A third person briefed on Wednesday night's events said the Treasury Department and the four banks tried to persuade the hedge funds to take a sweetened deal of $2.25 billion in cash. But in the end, this person said most thought they could recover more if Chrysler went into bankruptcy and some of its assets were sold to satisfy creditors.

Speaking of the hedge funds who rejected the deal, an official told CBS News "their failure to act in either their own economic interest or the national interest does not diminish the accomplishments made by Chrysler, Fiat and its stakeholders nor will it impede the new opportunity."

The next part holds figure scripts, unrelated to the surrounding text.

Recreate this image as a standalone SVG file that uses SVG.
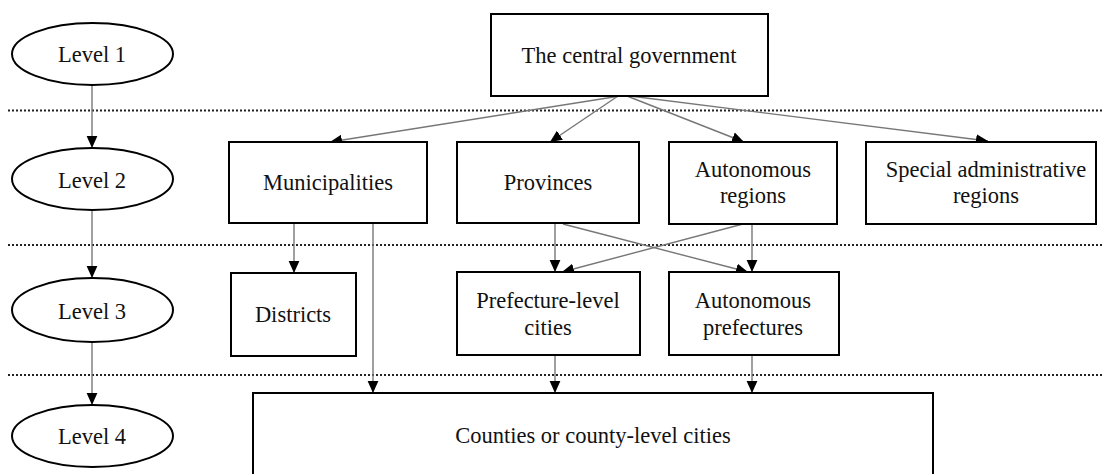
<svg xmlns="http://www.w3.org/2000/svg" width="1102" height="474" viewBox="0 0 1102 474">
<defs>
<marker id="ah" viewBox="0 0 10 10" refX="10" refY="5" markerWidth="12" markerHeight="12" markerUnits="userSpaceOnUse" orient="auto">
<path d="M0,0.5 L10,5 L0,9.5 Z" fill="#000"/>
</marker>
<style>
.box{fill:#fff;stroke:#000;stroke-width:2}
.ell{fill:#fff;stroke:#000;stroke-width:2}
.t{font-size:22.5px;fill:#111;text-anchor:middle}
.lv{font-size:22.5px;fill:#111;text-anchor:middle}
.sep{stroke:#222;stroke-width:2;stroke-dasharray:2,2}
.c{stroke:#777;stroke-width:1.4;fill:none;marker-end:url(#ah)}
</style>
</defs>
<rect width="1102" height="474" fill="#fff"/>
<g id="separators">
<line class="sep" x1="8" y1="110.5" x2="1102" y2="110.5"/>
<line class="sep" x1="8" y1="245" x2="1102" y2="245"/>
<line class="sep" x1="8" y1="375" x2="1102" y2="375"/>
</g>
<g id="connectors">
<line class="c" x1="92" y1="85" x2="92" y2="148"/>
<line class="c" x1="92" y1="210" x2="92" y2="278"/>
<line class="c" x1="92" y1="342" x2="92" y2="405"/>
<line class="c" x1="620" y1="96" x2="330" y2="142"/>
<line class="c" x1="618" y1="96" x2="550" y2="142"/>
<line class="c" x1="627" y1="96" x2="744" y2="142"/>
<line class="c" x1="630" y1="96" x2="988" y2="141"/>
<line class="c" x1="294" y1="223" x2="294" y2="273"/>
<line class="c" x1="373" y1="223" x2="373" y2="393"/>
<line class="c" x1="555" y1="223" x2="555" y2="272"/>
<line class="c" x1="563" y1="224" x2="748" y2="272"/>
<line class="c" x1="743" y1="224" x2="562" y2="272"/>
<line class="c" x1="752" y1="224" x2="752" y2="272"/>
<line class="c" x1="555" y1="355" x2="555" y2="393"/>
<line class="c" x1="752" y1="355" x2="752" y2="393"/>
</g>
<g font-family="Liberation Serif, Times New Roman, serif">
<g id="level1"><ellipse class="ell" cx="92.5" cy="54" rx="80.5" ry="31"/><text class="lv" x="92" y="62">Level 1</text></g>
<g id="level2"><ellipse class="ell" cx="92.5" cy="179" rx="80.5" ry="31"/><text class="lv" x="92" y="188">Level 2</text></g>
<g id="level3"><ellipse class="ell" cx="92.5" cy="310" rx="80.5" ry="32"/><text class="lv" x="92" y="319">Level 3</text></g>
<g id="level4"><ellipse class="ell" cx="92.5" cy="436" rx="80.5" ry="31"/><text class="lv" x="92" y="444">Level 4</text></g>
<g id="central"><rect class="box" x="491" y="14" width="277" height="82"/><text class="t" x="629" y="63">The central government</text></g>
<g id="municipalities"><rect class="box" x="229" y="142" width="198" height="81"/><text class="t" x="328" y="190">Municipalities</text></g>
<g id="provinces"><rect class="box" x="457" y="142" width="182" height="81"/><text class="t" x="548" y="190">Provinces</text></g>
<g id="autonomous-regions"><rect class="box" x="669" y="142" width="168" height="82"/><text class="t" x="753" y="177">Autonomous</text><text class="t" x="753" y="203">regions</text></g>
<g id="special"><rect class="box" x="866" y="142" width="230" height="82"/><text class="t" x="986" y="177">Special administrative</text><text class="t" x="986" y="203">regions</text></g>
<g id="districts"><rect class="box" x="231" y="273" width="125" height="83"/><text class="t" x="293" y="322">Districts</text></g>
<g id="prefecture-cities"><rect class="box" x="457" y="272" width="183" height="83"/><text class="t" x="548" y="308">Prefecture-level</text><text class="t" x="548" y="335">cities</text></g>
<g id="autonomous-prefectures"><rect class="box" x="669" y="272" width="170" height="83"/><text class="t" x="753" y="308">Autonomous</text><text class="t" x="753" y="335">prefectures</text></g>
<g id="counties"><rect class="box" x="253" y="393" width="680" height="90"/><text class="t" x="593" y="443">Counties or county-level cities</text></g>
</g>
</svg>
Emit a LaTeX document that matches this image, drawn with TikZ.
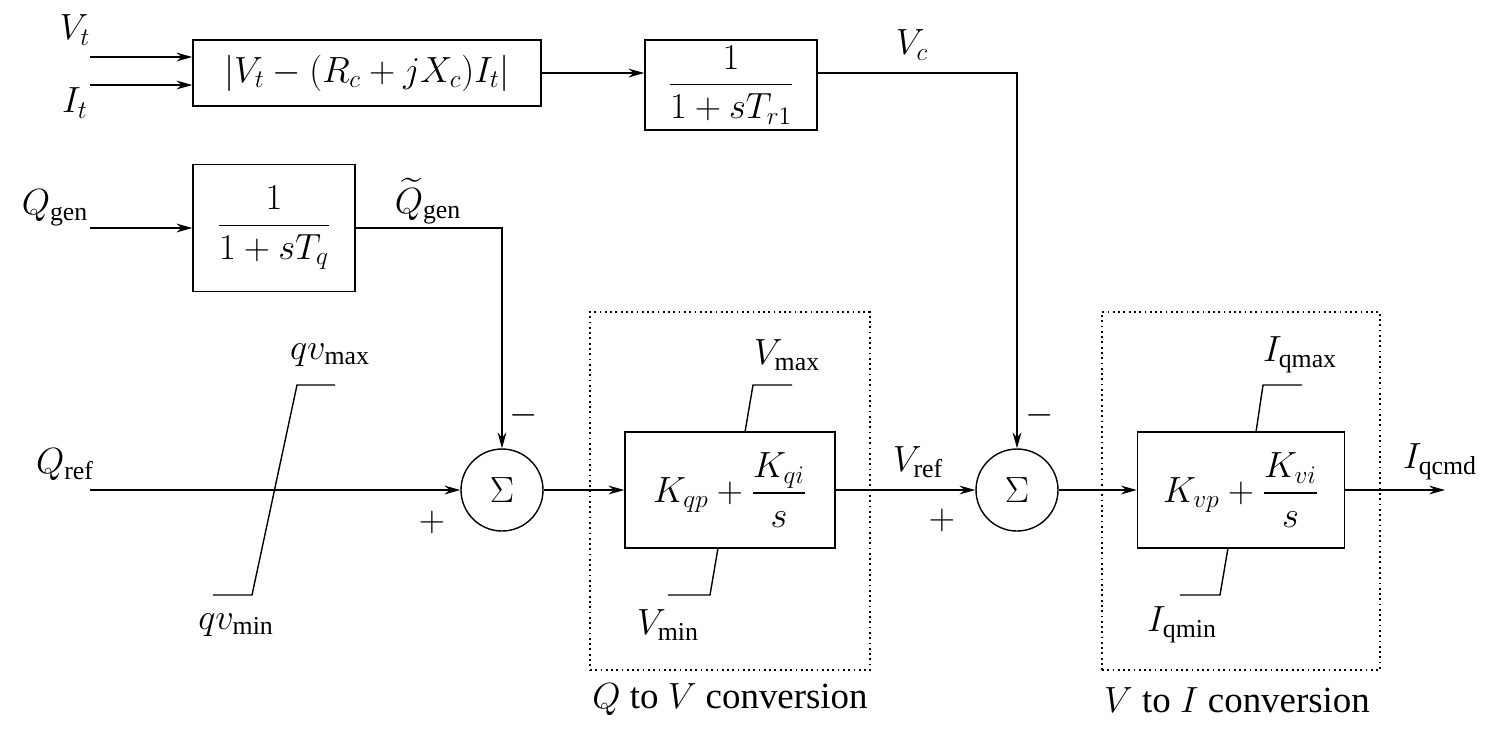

President Obama's auto task force in March rejected Chrysler's restructuring plan and gave it 30 days to make another effort, including a tie-up with Fiat. The company has borrowed $4 billion from the federal government and needs billions more to keep operating. President Obama said Wednesday night while the lender talks were still ongoing that he was "very hopeful" that deals can be worked out to keep Chrysler LLC a viable automaker, and more hopeful than he was a month ago that the company will stay in business.

The UAW agreement, which would take effect May 4, meets Treasury requirements for continued loans to Chrysler Corp., and includes commitments from Fiat to manufacture a new small car in one of Chrysler's U.S. facilities and to share key technology with Chrysler.

Sergio Marchionne, CEO of the Italian automaker, told reporters earlier this month that he could run Chrysler. Mr. Obama said Wednesday that Fiat's management "has actually done a good job transforming their industry."

The U.S. and Canadian governments will own 10 percent of the new Chrysler. Fiat will own 35 percent. The majority, 55 percent, will be owned by the United Autoworkers.

"And probably for the first time ever, you're going to have a union that's really tied to the outcome of the outcome of the company in a way that they've never been tied before," Dilts told Mason.